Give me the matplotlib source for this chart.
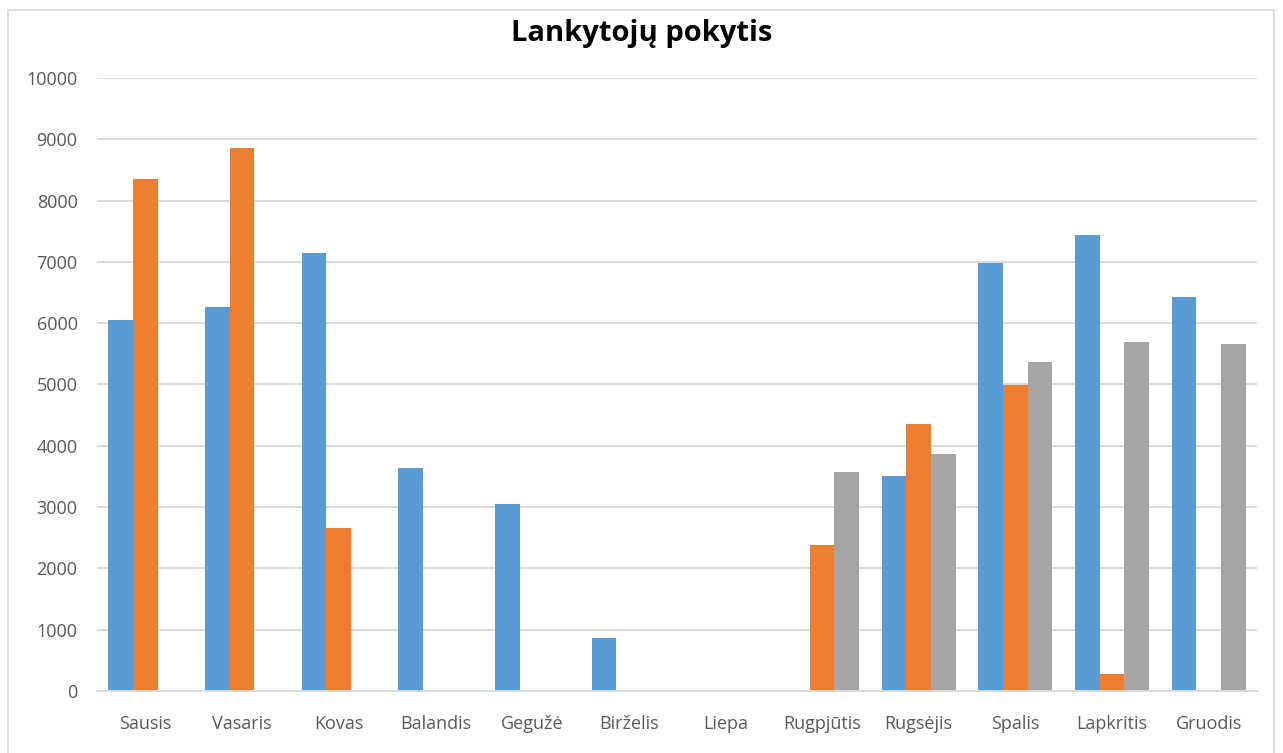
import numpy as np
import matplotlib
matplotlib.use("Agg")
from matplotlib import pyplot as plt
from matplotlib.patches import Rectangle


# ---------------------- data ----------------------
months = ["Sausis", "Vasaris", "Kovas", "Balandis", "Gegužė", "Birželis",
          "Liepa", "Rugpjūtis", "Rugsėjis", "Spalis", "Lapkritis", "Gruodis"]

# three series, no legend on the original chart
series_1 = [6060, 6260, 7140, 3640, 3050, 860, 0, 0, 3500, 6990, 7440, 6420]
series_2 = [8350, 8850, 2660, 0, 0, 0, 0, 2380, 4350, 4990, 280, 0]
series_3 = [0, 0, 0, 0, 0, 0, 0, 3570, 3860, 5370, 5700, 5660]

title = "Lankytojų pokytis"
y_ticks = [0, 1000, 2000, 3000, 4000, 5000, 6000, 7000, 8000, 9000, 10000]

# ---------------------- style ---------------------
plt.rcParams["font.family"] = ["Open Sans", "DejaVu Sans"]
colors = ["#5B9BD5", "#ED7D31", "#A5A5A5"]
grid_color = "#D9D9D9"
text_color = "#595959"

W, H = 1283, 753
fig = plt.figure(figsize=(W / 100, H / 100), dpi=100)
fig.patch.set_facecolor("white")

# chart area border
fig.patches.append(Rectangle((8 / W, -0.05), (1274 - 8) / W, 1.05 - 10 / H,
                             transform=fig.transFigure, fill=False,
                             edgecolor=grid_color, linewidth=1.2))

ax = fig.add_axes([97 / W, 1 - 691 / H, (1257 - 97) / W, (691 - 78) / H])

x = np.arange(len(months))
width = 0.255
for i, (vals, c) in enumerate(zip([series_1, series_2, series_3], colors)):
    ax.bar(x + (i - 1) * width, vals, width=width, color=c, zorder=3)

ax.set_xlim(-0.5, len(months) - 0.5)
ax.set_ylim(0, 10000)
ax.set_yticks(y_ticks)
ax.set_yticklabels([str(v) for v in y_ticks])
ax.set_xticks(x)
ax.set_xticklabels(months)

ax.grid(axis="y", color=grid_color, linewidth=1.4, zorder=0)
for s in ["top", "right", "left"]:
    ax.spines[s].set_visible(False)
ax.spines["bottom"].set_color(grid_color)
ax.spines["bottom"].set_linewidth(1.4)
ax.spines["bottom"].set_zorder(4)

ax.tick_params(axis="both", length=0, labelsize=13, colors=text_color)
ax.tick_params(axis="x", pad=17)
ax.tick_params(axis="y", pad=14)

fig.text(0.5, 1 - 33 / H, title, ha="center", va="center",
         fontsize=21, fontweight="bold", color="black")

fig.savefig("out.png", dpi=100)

- **GIVEN INSTRUCTION**:
Omit the pictures and give the material again, exactly and in full.

- **THE REPLY**:
Give me the matplotlib source for this chart.
import numpy as np
import matplotlib
matplotlib.use("Agg")
from matplotlib import pyplot as plt
from matplotlib.patches import Rectangle


# ---------------------- data ----------------------
months = ["Sausis", "Vasaris", "Kovas", "Balandis", "Gegužė", "Birželis",
          "Liepa", "Rugpjūtis", "Rugsėjis", "Spalis", "Lapkritis", "Gruodis"]

# three series, no legend on the original chart
series_1 = [6060, 6260, 7140, 3640, 3050, 860, 0, 0, 3500, 6990, 7440, 6420]
series_2 = [8350, 8850, 2660, 0, 0, 0, 0, 2380, 4350, 4990, 280, 0]
series_3 = [0, 0, 0, 0, 0, 0, 0, 3570, 3860, 5370, 5700, 5660]

title = "Lankytojų pokytis"
y_ticks = [0, 1000, 2000, 3000, 4000, 5000, 6000, 7000, 8000, 9000, 10000]

# ---------------------- style ---------------------
plt.rcParams["font.family"] = ["Open Sans", "DejaVu Sans"]
colors = ["#5B9BD5", "#ED7D31", "#A5A5A5"]
grid_color = "#D9D9D9"
text_color = "#595959"

W, H = 1283, 753
fig = plt.figure(figsize=(W / 100, H / 100), dpi=100)
fig.patch.set_facecolor("white")

# chart area border
fig.patches.append(Rectangle((8 / W, -0.05), (1274 - 8) / W, 1.05 - 10 / H,
                             transform=fig.transFigure, fill=False,
                             edgecolor=grid_color, linewidth=1.2))

ax = fig.add_axes([97 / W, 1 - 691 / H, (1257 - 97) / W, (691 - 78) / H])

x = np.arange(len(months))
width = 0.255
for i, (vals, c) in enumerate(zip([series_1, series_2, series_3], colors)):
    ax.bar(x + (i - 1) * width, vals, width=width, color=c, zorder=3)

ax.set_xlim(-0.5, len(months) - 0.5)
ax.set_ylim(0, 10000)
ax.set_yticks(y_ticks)
ax.set_yticklabels([str(v) for v in y_ticks])
ax.set_xticks(x)
ax.set_xticklabels(months)

ax.grid(axis="y", color=grid_color, linewidth=1.4, zorder=0)
for s in ["top", "right", "left"]:
    ax.spines[s].set_visible(False)
ax.spines["bottom"].set_color(grid_color)
ax.spines["bottom"].set_linewidth(1.4)
ax.spines["bottom"].set_zorder(4)

ax.tick_params(axis="both", length=0, labelsize=13, colors=text_color)
ax.tick_params(axis="x", pad=17)
ax.tick_params(axis="y", pad=14)

fig.text(0.5, 1 - 33 / H, title, ha="center", va="center",
         fontsize=21, fontweight="bold", color="black")

fig.savefig("out.png", dpi=100)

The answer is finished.